Dataset extract:
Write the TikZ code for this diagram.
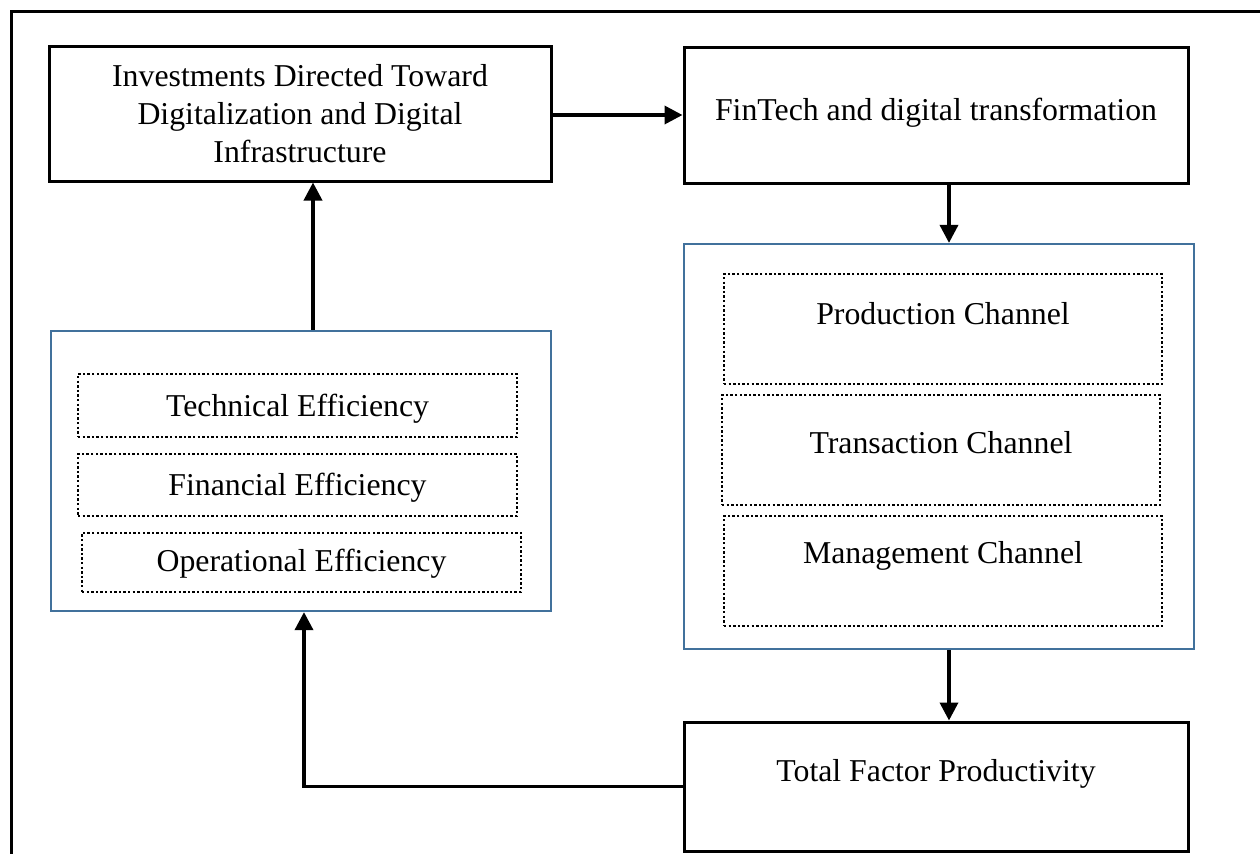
\documentclass[tikz,border=0pt]{standalone}
\usepackage{fontspec}
\setmainfont{Liberation Serif}
\usetikzlibrary{arrows.meta}
\definecolor{grpblue}{RGB}{65,113,156}
\begin{document}
\begin{tikzpicture}[x=0.5pt,y=-0.5pt,
  every node/.style={font=\fontsize{15.9}{19}\selectfont},
  solidbox/.style={draw=black, line width=1.5pt, rectangle, inner sep=0pt, align=center},
  groupbox/.style={draw=grpblue, line width=1.1pt, rectangle, inner sep=0pt},
  dotbox/.style={draw=black, line width=1.3pt, dash pattern=on 1.2pt off 1.1pt, rectangle, inner sep=0pt},
  arr/.style={line width=1.8pt, -{Triangle[width=9pt,length=9pt]}}]
\clip (0,0) rectangle (1260,853);
% outer frame
\draw[line width=1.5pt] (11,11) rectangle (1300,900);

% top boxes
\node[solidbox, minimum width=251pt, minimum height=67.5pt] (inv) at (300,113.5)
  {Investments Directed Toward\\Digitalization and Digital\\Infrastructure};
\node[solidbox, minimum width=252pt, minimum height=68pt,
  label={[yshift=1pt]center:FinTech and digital transformation}] (fin) at (936,115) {};

% channel group
\node[groupbox, minimum width=255pt, minimum height=202.5pt] (rgrp) at (939,446.5) {};
\node[dotbox, minimum width=219pt, minimum height=55pt,
  label={[yshift=7.5pt]center:Production Channel}] (prod) at (943,329) {};
\node[dotbox, minimum width=219pt, minimum height=55pt,
  label={[yshift=3.5pt]center:Transaction Channel}] (trans) at (941,450) {};
\node[dotbox, minimum width=219pt, minimum height=55pt,
  label={[yshift=7.5pt]center:Management Channel}] (mgmt) at (943,571) {};

% efficiency group
\node[groupbox, minimum width=250pt, minimum height=140pt] (lgrp) at (301,471) {};
\node[dotbox, minimum width=219.5pt, minimum height=31.5pt,
  label={[yshift=-1.5pt]center:Technical Efficiency}] (tech) at (297.5,405.5) {};
\node[dotbox, minimum width=219.5pt, minimum height=31pt,
  label={[yshift=-1.5pt]center:Financial Efficiency}] (finef) at (297.5,485) {};
\node[dotbox, minimum width=219.5pt, minimum height=29.5pt,
  label={[yshift=-0.5pt]center:Operational Efficiency}] (oper) at (301.5,562.5) {};

% productivity
\node[solidbox, minimum width=252pt, minimum height=64.5pt,
  label={[yshift=6.5pt]center:Total Factor Productivity}] (tfp) at (936,786.5) {};

% connectors
\draw[arr] (inv.east |- fin.west) -- (fin.west);
\draw[arr] ([xshift=6.5pt]fin.south) coordinate (p) -- (p |- rgrp.north);
\draw[arr] ([xshift=5pt]rgrp.south) coordinate (q) -- (q |- tfp.north);
\draw[arr] (tfp.west) -| ([xshift=1.5pt]lgrp.south);
\draw[arr] ([xshift=6pt]lgrp.north) coordinate (r) -- (r |- inv.south);
\end{tikzpicture}
\end{document}
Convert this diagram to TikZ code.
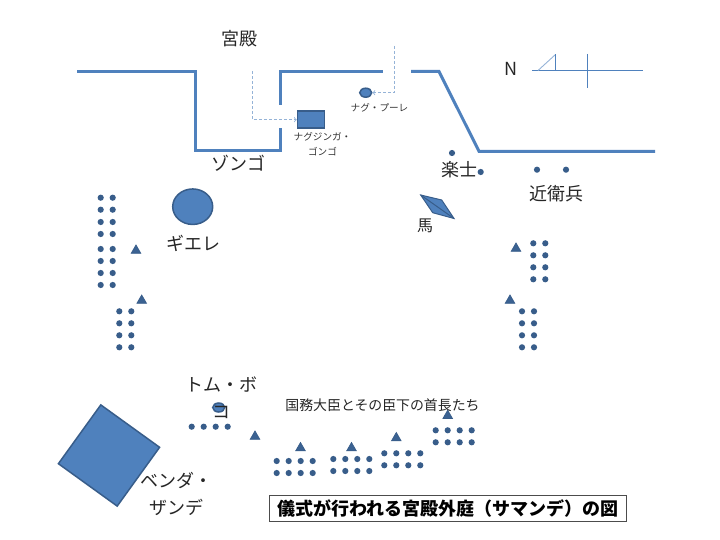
\documentclass[tikz,border=0pt]{standalone}
\usepackage{fontspec}
\setmainfont{Noto Sans CJK JP}
\usetikzlibrary{shapes.geometric, arrows}
\definecolor{wallblue}{HTML}{4F81BD}
\definecolor{edgeblue}{HTML}{385D8A}
\definecolor{pathblue}{HTML}{95B3D7}
\tikzset{
  wall/.style={draw=wallblue, line width=3pt, line join=miter},
  solid shape/.style={draw=edgeblue, fill=wallblue, line width=1.5pt, inner sep=0pt},
  soldier/.style={circle, fill=edgeblue, inner sep=0pt, minimum size=6.2pt},
  chief/.style={regular polygon, regular polygon sides=3, draw=edgeblue, fill=edgeblue!85!wallblue, line width=.7pt, inner sep=0pt, minimum size=11pt},
  walk/.style={->, >=to, densely dashed, draw=pathblue, line width=.9pt},
  big/.style={text=black!85, font=\fontsize{18}{27}\selectfont, align=center, inner sep=0pt},
  small/.style={text=black!80, font=\fontsize{9.6}{15}\selectfont, align=center, inner sep=0pt}
}
\begin{document}
\begin{tikzpicture}[x=1pt, y=-1pt]
  \useasboundingbox (0,0) rectangle (720,540);

  % palace walls
  \draw[wall] (77,71.5) -- (195,71.5) -- (195,150.8) -- (280.5,150.8) -- (280.5,128);
  \draw[wall] (280.5,105) -- (280.5,71.5) -- (383,71.5);
  \draw[wall] (411,71.5) -- (439,71.5) -- (479,151.3) -- (655,151.3);

  % north sign
  \draw[draw=wallblue, line width=1.2pt] (532,70.5) -- (643,70.5);
  \draw[draw=wallblue, line width=.8pt] (587.3,54) -- (587.3,88);
  \draw[draw=pathblue, line width=.9pt] (538,70.5) -- (555.5,54.5);
  \draw[draw=wallblue, line width=.8pt] (555.5,54.5) -- (555.5,70.5);
  \node[big, font=\fontsize{18}{18}\selectfont] (north) at (511,69) {N};

  % figures
  \node[solid shape, rectangle, minimum width=27pt, minimum height=17pt] (gongo) at (311,119.7) {};
  \node[solid shape, ellipse, minimum width=12pt, minimum height=9pt] (pule) at (365.7,92.7) {};
  \node[solid shape, circle, ellipse, minimum width=40pt, minimum height=35.5pt] (gyere) at (192.7,206.7) {};
  \node[solid shape, ellipse, minimum width=12pt, minimum height=9pt] (bokko) at (218.7,407.5) {};
  \node[solid shape, rectangle, rotate=-35.8, minimum size=72.5pt] (zande) at (109,455.5) {};

  % horse
  \coordinate (h1) at (420.7,195);
  \coordinate (h2) at (441.7,200);
  \coordinate (h3) at (454,218.5);
  \coordinate (h4) at (432.7,212.7);
  \draw[draw=edgeblue, fill=wallblue, line width=1pt] (h1) -- (h2) -- (h3) -- (h4) -- cycle;
  \draw[draw=edgeblue, line width=1pt] (h1) -- (h3);

  % paths into the palace
  \coordinate (gate) at (252,71.5);
  \coordinate (back) at (394,46);
  \draw[walk] (gate) |- (gongo.west);
  \draw[walk] (back) |- (pule.east);

  % guards
  \foreach \x/\y [count=\i] in {452/153, 480.7/172, 537/169.7, 566/169.7}
    \node[soldier] (guard\i) at (\x,\y) {};

  % left files
  \foreach \y [count=\i] in {197.7, 209.7, 222, 234, 249, 261, 273, 285} {
    \node[soldier] (la\i) at (100.7,\y) {};
    \node[soldier] (lb\i) at (112.7,\y) {};
  }
  \foreach \y [count=\i] in {311.3, 323.3, 335.3, 347.3} {
    \node[soldier] (lc\i) at (119.3,\y) {};
    \node[soldier] (ld\i) at (131.3,\y) {};
    % right files
    \node[soldier] (ra\i) at (533.3,\y-68) {};
    \node[soldier] (rb\i) at (545.3,\y-68) {};
    \node[soldier] (rc\i) at (522,\y) {};
    \node[soldier] (rd\i) at (534,\y) {};
  }
  \foreach \x [count=\i] in {191.7, 203.7, 215.7, 227.7}
    \node[soldier] (bk\i) at (\x,426.7) {};

  % ministers and chiefs
  \foreach \g/\x/\y in {a/276.7/461, b/333.3/459, c/384.3/453.3, d/435.7/430.3}
    \foreach \i in {0,1,2,3} {
      \node[soldier] (\g\i) at (\x+12*\i,\y) {};
      \node[soldier] (\g\i') at (\x+12*\i,\y+12) {};
    }

  % leaders
  \foreach \x/\y [count=\i] in {136/250.5, 141.7/300.5, 516/248.5, 510/300.5, 255/436.5, 300.5/448, 351.5/448, 396.3/438, 447.7/415.7}
    \node[chief] (leader\i) at (\x,\y) {};

  % labels
  \node[big] (palace) at (239,38.5) {宮殿};
  \node[big] (zongo) at (238.5,163.5) {ゾンゴ};
  \node[small] (pulename) at (379.5,108) {ナグ・プーレ};
  \node[small] (gongoname) at (322.5,144.5) {ナグジンガ・\\ゴンゴ};
  \node[big] (band) at (459,169.5) {楽士};
  \node[big] (guards) at (556,193.5) {近衛兵};
  \node[big, font=\fontsize{16}{16}\selectfont] (horse) at (425,226) {馬};
  \node[big] (gyerename) at (193,243.5) {ギエレ};
  \node[big] (bokkoname) at (221.5,397.5) {トム・ボ\\コ};
  \node[big] (zandename) at (176,493.5) {ベンダ・\\ザンデ};
  \node[big, font=\fontsize{13.9}{14}\selectfont] (ministers) at (382.5,405) {国務大臣とその臣下の首長たち};
  \node[draw=black!70, line width=1pt, text=black, font=\fontsize{18}{18}\bfseries\selectfont, minimum width=357pt, minimum height=26pt, inner sep=0pt] (title) at (448,508.7) {儀式が行われる宮殿外庭（サマンデ）の図};
\end{tikzpicture}
\end{document}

Written request:
Exactly reproduce the stretch that starts at the line containing "Convert this diagram to TikZ code." and ends at the line containing "(north) at (511,69)", both ends included; leave any pictures out.

Full response:
Convert this diagram to TikZ code.
\documentclass[tikz,border=0pt]{standalone}
\usepackage{fontspec}
\setmainfont{Noto Sans CJK JP}
\usetikzlibrary{shapes.geometric, arrows}
\definecolor{wallblue}{HTML}{4F81BD}
\definecolor{edgeblue}{HTML}{385D8A}
\definecolor{pathblue}{HTML}{95B3D7}
\tikzset{
  wall/.style={draw=wallblue, line width=3pt, line join=miter},
  solid shape/.style={draw=edgeblue, fill=wallblue, line width=1.5pt, inner sep=0pt},
  soldier/.style={circle, fill=edgeblue, inner sep=0pt, minimum size=6.2pt},
  chief/.style={regular polygon, regular polygon sides=3, draw=edgeblue, fill=edgeblue!85!wallblue, line width=.7pt, inner sep=0pt, minimum size=11pt},
  walk/.style={->, >=to, densely dashed, draw=pathblue, line width=.9pt},
  big/.style={text=black!85, font=\fontsize{18}{27}\selectfont, align=center, inner sep=0pt},
  small/.style={text=black!80, font=\fontsize{9.6}{15}\selectfont, align=center, inner sep=0pt}
}
\begin{document}
\begin{tikzpicture}[x=1pt, y=-1pt]
  \useasboundingbox (0,0) rectangle (720,540);

  % palace walls
  \draw[wall] (77,71.5) -- (195,71.5) -- (195,150.8) -- (280.5,150.8) -- (280.5,128);
  \draw[wall] (280.5,105) -- (280.5,71.5) -- (383,71.5);
  \draw[wall] (411,71.5) -- (439,71.5) -- (479,151.3) -- (655,151.3);

  % north sign
  \draw[draw=wallblue, line width=1.2pt] (532,70.5) -- (643,70.5);
  \draw[draw=wallblue, line width=.8pt] (587.3,54) -- (587.3,88);
  \draw[draw=pathblue, line width=.9pt] (538,70.5) -- (555.5,54.5);
  \draw[draw=wallblue, line width=.8pt] (555.5,54.5) -- (555.5,70.5);
  \node[big, font=\fontsize{18}{18}\selectfont] (north) at (511,69) {N};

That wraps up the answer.